If you're an active member of the military who spends extended time away from home, you may have a unique relationship and situation with your pet that deserves special attention. Many residents will have no problem arranging for neighbors or friends to care for their pets while they are gone for long periods, but some pets require stay-in sitters if they get anxious or need special care. You may want to consider renting a base housing apartment with an extra room to use for guests and sitters while you are gone. It can be a pain to rearrange your own room and things each time you need to leave. Setting up a guest room with fresh bedding and furniture will make it easier for you to pick up and go when you are needed. Another thing to consider is the square feet available in your future apartment. Do you have a really active dog? Do you have two cats that need a lot of space away from each other? A larger apartment may be the best choice for you.
In addition, there are a wide range of fees and fee types associated with pets in apartments. If you have a very large dog, make sure you review the weight and size limit specified by the leasing office. You do not want to sign a lease that excludes your best friend! Some military housing apartments have limits on the number of cats in an apartment, usually around two or three. Don't want to pay a monthly fee and prefer a flat fee at the beginning of your move-in? Make sure you choose an apartment that offers the type of fee you agree with. A monthly fee may be a better choice for someone who plans to only stay for a short time and not be under an annual lease, while a flat fee is better for residents who do not intend to move out again in the near future.
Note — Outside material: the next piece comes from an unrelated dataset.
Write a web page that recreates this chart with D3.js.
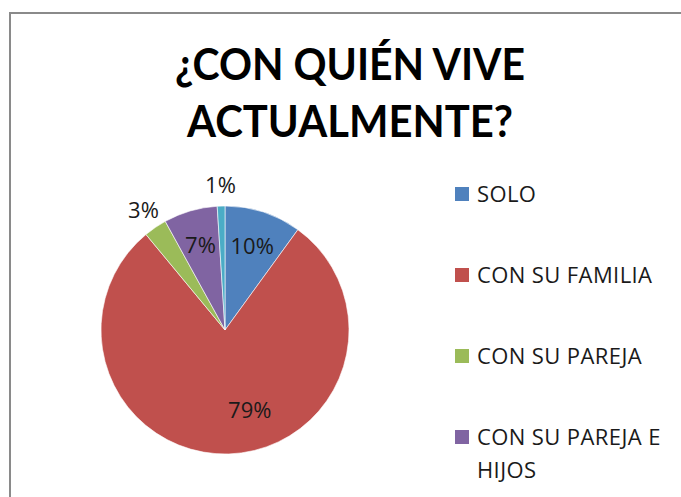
<!DOCTYPE html>
<html>
<head>
<meta charset="utf-8">
<script src="https://cdn.jsdelivr.net/npm/d3@7"></script>
<style>
  html, body { margin: 0; padding: 0; background: #fff; overflow: hidden; }
</style>
</head>
<body>
<svg id="viz"></svg>
<script>
// --- Data ---
const categories = ["SOLO", "CON SU FAMILIA", "CON SU PAREJA", "CON SU PAREJA E HIJOS", "OTROS"];
const values = [10, 79, 3, 7, 1];
const colors = ["#4F81BD", "#C0504D", "#9BBB59", "#8064A2", "#4BACC6"];
const titleLines = ["¿CON QUIÉN VIVE", "ACTUALMENTE?"];

const width = 681;
const height = 497;

const svg = d3.select("#viz")
  .attr("width", width)
  .attr("height", height);

// --- Chart frame ---
svg.append("rect")
  .attr("x", 10)
  .attr("y", 13)
  .attr("width", width)
  .attr("height", height)
  .attr("fill", "white")
  .attr("stroke", "#8a8a8a")
  .attr("stroke-width", 2);

// --- Title (squeezed to the narrow look of the original) ---
const titleWidths = [350, 326];
svg.append("g")
  .selectAll("text")
  .data(titleLines)
  .join("text")
  .attr("x", 350)
  .attr("y", (d, i) => 80 + i * 57)
  .attr("text-anchor", "middle")
  .attr("font-family", "Lato, 'Open Sans', sans-serif")
  .attr("font-weight", "bold")
  .attr("font-size", "43px")
  .attr("fill", "#000")
  .attr("textLength", (d, i) => titleWidths[i])
  .attr("lengthAdjust", "spacingAndGlyphs")
  .text(d => d);

// --- Pie ---
const cx = 225, cy = 330, radius = 124;
const data = categories.map((c, i) => ({ name: c, value: values[i], color: colors[i] }));

const pie = d3.pie().sort(null).value(d => d.value);
const arcs = pie(data);
const arc = d3.arc().innerRadius(0).outerRadius(radius);
const labelArc = d3.arc().innerRadius(radius * 0.71).outerRadius(radius * 0.71);
const outerArc = d3.arc().innerRadius(radius * 1.17).outerRadius(radius * 1.17);

const g = svg.append("g").attr("transform", `translate(${cx},${cy})`);

g.selectAll("path")
  .data(arcs)
  .join("path")
  .attr("d", arc)
  .attr("fill", d => d.data.color)
  .attr("stroke", "white")
  .attr("stroke-width", 0.6);

// small slices get their label outside
g.selectAll("text")
  .data(arcs)
  .join("text")
  .attr("transform", d => {
    const small = d.data.value < 5;
    const p = (small ? outerArc : labelArc).centroid(d);
    // big slice label sits a bit to the right, like Excel's best fit
    const shift = d.data.value > 50 ? 22 : 0;
    return `translate(${p[0] + shift},${p[1] - (d.data.value > 50 ? 8 : 0)})`;
  })
  .attr("text-anchor", "middle")
  .attr("dy", "0.36em")
  .attr("font-family", "'Open Sans', sans-serif")
  .attr("font-size", "22px")
  .attr("fill", "#1a1a1a")
  .text(d => d.data.value + "%");

// --- Legend (the last entry falls below the visible area) ---
const legend = svg.append("g")
  .selectAll("g")
  .data(data.slice(0, 4))
  .join("g")
  .attr("transform", (d, i) => `translate(455,${187 + i * 81})`);

legend.append("rect")
  .attr("width", 14)
  .attr("height", 14)
  .attr("fill", d => d.color);

legend.append("text")
  .attr("x", 22)
  .attr("y", 15)
  .attr("font-family", "'Open Sans', sans-serif")
  .attr("font-size", "22px")
  .attr("letter-spacing", "0.4px")
  .attr("fill", "#1a1a1a")
  .each(function(d) {
    const t = d3.select(this);
    const words = d.name === "CON SU PAREJA E HIJOS" ? ["CON SU PAREJA E", "HIJOS"] : [d.name];
    words.forEach((w, i) => {
      t.append("tspan").attr("x", 22).attr("dy", i === 0 ? 0 : 33).text(w);
    });
  });
</script>
</body>
</html>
Do you have an exotic species of pet, like a lizard, bird, or snake? The leasing office will be able to tell you their policies on exotic pets, so make sure you tell them all the details before signing a lease. Some base housing apartments limit aquarium or vivarium size to a certain amount, like 20 or 40 gallons. We know some snakes and lizards require very large housing accommodations, so this is an important thing to consider before you move. It is helpful to bring a picture of your pet and some additional information about their setup when searching for apartments.
In summary, make sure you discuss your pet needs in detail with the leasing office before making a decision. Review the documents you are signing for fees and pet requirements. We hope you and your best friend(s) find the perfect new base housing place!